All this handling of luggage didn’t bother my parents in the 1930s. When we went on holiday in those days our luggage preceded us. We had a trunk more than three feet wide into which my mother would pack clothes for the three of us to cover all eventualities – rain, cold or heatwave. Locked and tied around with rope, the trunk would await the carrier, usually Carter Patterson. They could be contacted at local shops, or you could display a card with the letters CP in your front window and a passing van would call. The next time you saw the trunk it was at your boarding house.
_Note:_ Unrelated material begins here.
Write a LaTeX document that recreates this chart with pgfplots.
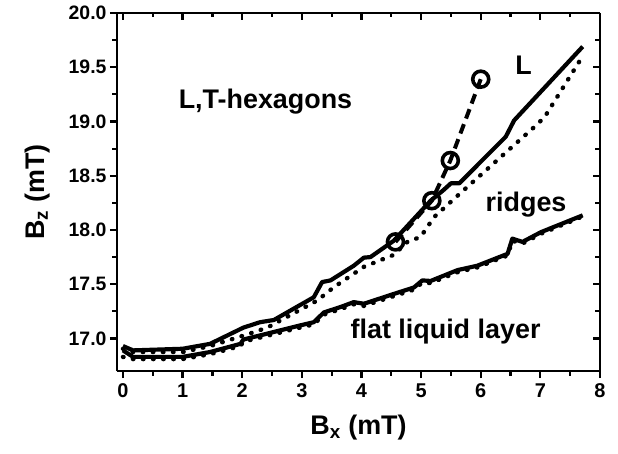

Just occasionally, things would go wrong. On one holiday we arrived at the boarding house on a Saturday to find that the trunk hadn’t come. My father was irate, and went back to the railway station to complain. However, the trunk was delivered on the Monday and at last we were able to change our clothes.
Holiday destinations were Clacton-on-Sea, Cliftonville and many South Coast resorts. My main interest was the beach, and armed with a bucket and spade I would play happily for hours on the sand. One unpleasant outcome of this was that, because of my fair skin, I was subject to sunburn. Whether there weren’t as many sunblock lotions available in those days or whether my mother didn’t know about them Ijust don’t know. What I do remember is how painful my legs and shoulders used to get, and the treatment of dabbing calamine lotion on them to relieve the burning.
I can’t remember much about the boarding houses where we stayed, or the food they provided, although I do recall that the arrangement at some of them was for the boarders to supply the fish or meat for the main meal of the day. At one establishment the same hard rock cakes seemed to be dished up at every meal. We used to joke about it for years afterwards. The only holiday address I remember staying at was in Dundonald Drive at Leigh-on-Sea. Perhaps the reason for being able to recall this is because we spent two holidays there, and my parents became quite friendly with the landlady, a Mrs. Long. Sometimes, along with her son Paul, who was around my age, she would come down on the beach with us.
On the journey from Dundonald Drive down to the beach we had to pass Chalkwell station, outside which a street photographer stood on the pavement. He had one of those old wooden movie cameras on a tripod, and turned the handle to take the still photograph. My parents bought a picture of us walking along the road from him, but he still filmed us every time we passed him.
Every seaside resort has a bandstand. My parents loved to sit and listen to the band playing, but I wasn’t so keen. So far as I was concerned we were using up good beach time. Today, however, I feel differently, and love to sit and listen to the band. Alas, there aren’t so many military bands around as there were in those days.
After our annual fortnight’s holiday was over, clothes and buckets and spades were packed away in the trunk and we journeyed home by train, unencumbered by luggage. A few days after we’d arrived home, the trunk would be delivered to our doorstep. Travelling seemed so much simpler then.